La experiencia latinoamericana ofrece un espejo inquietante. En Colombia o México, los asesinatos de líderes sociales y candidatos se volvieron cotidianos, con fuerte conexión al narcotráfico. Estados Unidos todavía no llegó a ese nivel de sistematicidad, pero la convergencia no es imposible. El paso siguiente podría ser que los ataques de lobos solitarios convivan con organizaciones más estructuradas que decidan capitalizar ese malestar.

El resultado inmediato es la construcción del mártir político. Cada crimen abre la posibilidad de transformar al caído en un símbolo de resistencia.
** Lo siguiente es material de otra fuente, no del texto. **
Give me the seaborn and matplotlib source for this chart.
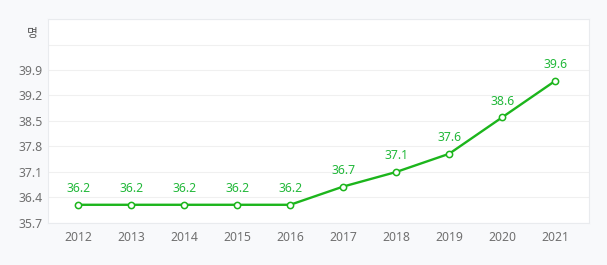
import matplotlib
matplotlib.use("Agg")
import matplotlib.pyplot as plt
import seaborn as sns
import pandas as pd

years = ["2012", "2013", "2014", "2015", "2016", "2017", "2018", "2019", "2020", "2021"]
values = [36.2, 36.2, 36.2, 36.2, 36.2, 36.7, 37.1, 37.6, 38.6, 39.6]
y_ticks = [35.7, 36.4, 37.1, 37.8, 38.5, 39.2, 39.9, 40.6, 41.3]
y_tick_labels = ["35.7", "36.4", "37.1", "37.8", "38.5", "39.2", "39.9", "", ""]
unit_label = "명"

sns.set_theme(style="white")
plt.rcParams["font.family"] = ["Noto Sans", "Noto Sans CJK KR", "DejaVu Sans"]

df = pd.DataFrame({"year": years, "value": values})

fig = plt.figure(figsize=(6.07, 2.65), dpi=100, facecolor="#f8f9fb")
ax = fig.add_axes([0.0791, 0.1585, 0.8913, 0.7698])
ax.set_facecolor("white")

line_color = "#1cb51c"
sns.lineplot(data=df, x="year", y="value", ax=ax, color=line_color, linewidth=1.7,
             marker="o", markersize=4.5, markerfacecolor="white",
             markeredgecolor=line_color, markeredgewidth=1.1, sort=False)

for i, v in enumerate(values):
    ax.annotate(f"{v:.1f}", (i, v), xytext=(0, 7), textcoords="offset points",
                ha="center", va="bottom", fontsize=8.8, color="#22b83a")

ax.set_ylim(35.7, 41.3)
ax.set_xlim(-0.57, 9.64)
ax.set_yticks(y_ticks)
ax.set_yticklabels(y_tick_labels)
ax.grid(axis="y", color="#f0f0f0", linewidth=0.8)
ax.grid(axis="x", visible=False)
ax.set_axisbelow(True)
ax.tick_params(axis="both", length=0, labelsize=8.8, labelcolor="#707070")
ax.tick_params(axis="x", pad=6)
ax.tick_params(axis="y", pad=4)
ax.set_xlabel("")
ax.set_ylabel("")
for s in ax.spines.values():
    s.set_color("#e9ebee")
    s.set_linewidth(0.8)

fig.text(32 / 607, 1 - 33 / 265, unit_label, ha="center", va="center",
         fontsize=8.5, color="#555555", family=["Noto Sans CJK KR", "DejaVu Sans"])

fig.savefig("out.png", dpi=100, facecolor=fig.get_facecolor())
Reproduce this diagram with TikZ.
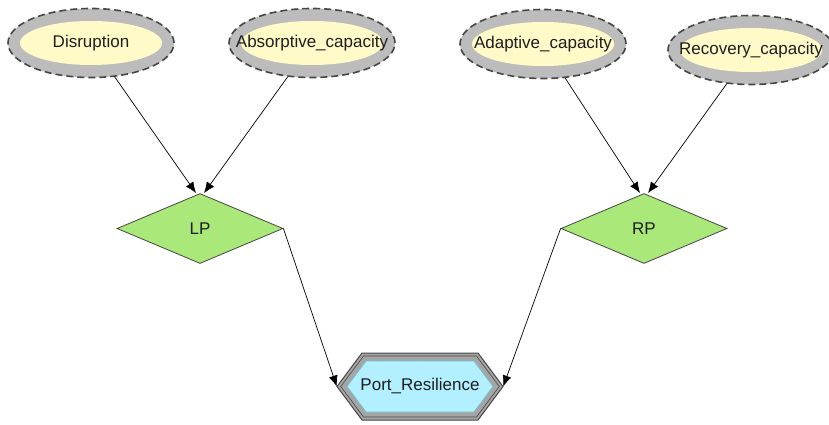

Esa lógica refuerza la guerra civil fría que caracteriza a la política estadounidense contemporánea: un conflicto sin fusiles colectivos, pero con millones de armas individuales cargadas, esperando el momento. Lo que empieza como retórica termina, inevitablemente, en hechos sangrientos.

El futuro ofrece dos caminos. El primero, y más probable, es el de la naturalización: elecciones convertidas en campos minados, actos políticos en potenciales blancos, candidatos transformados en objetivos militares. El segundo, mucho más difícil, implicaría que las élites de ambos partidos acepten desactivar la retórica incendiaria y reconstruir consensos mínimos para preservar la política como competencia pacífica.

Hoy, sin embargo, la realidad se inclina hacia el peor escenario. Los dirigentes parecen más interesados en sacar rédito de la tragedia que en detener la espiral. Cada palabra es un fósforo más sobre la hoguera. Y mientras tanto, una sociedad partida en dos observa cómo la sangre derramada deja de conmover y empieza a asumirse como normalidad.

El asesinato de Charlie Kirk no es un episodio aislado. Es parte de una tendencia más profunda que amenaza con corroer los cimientos de la democracia norteamericana. La pregunta, entonces, no es si habrá más ataques, sino cuándo. Y, sobre todo, si todavía existe la voluntad de impedir que la violencia se consolide como la nueva gramática política de los Estados Unidos.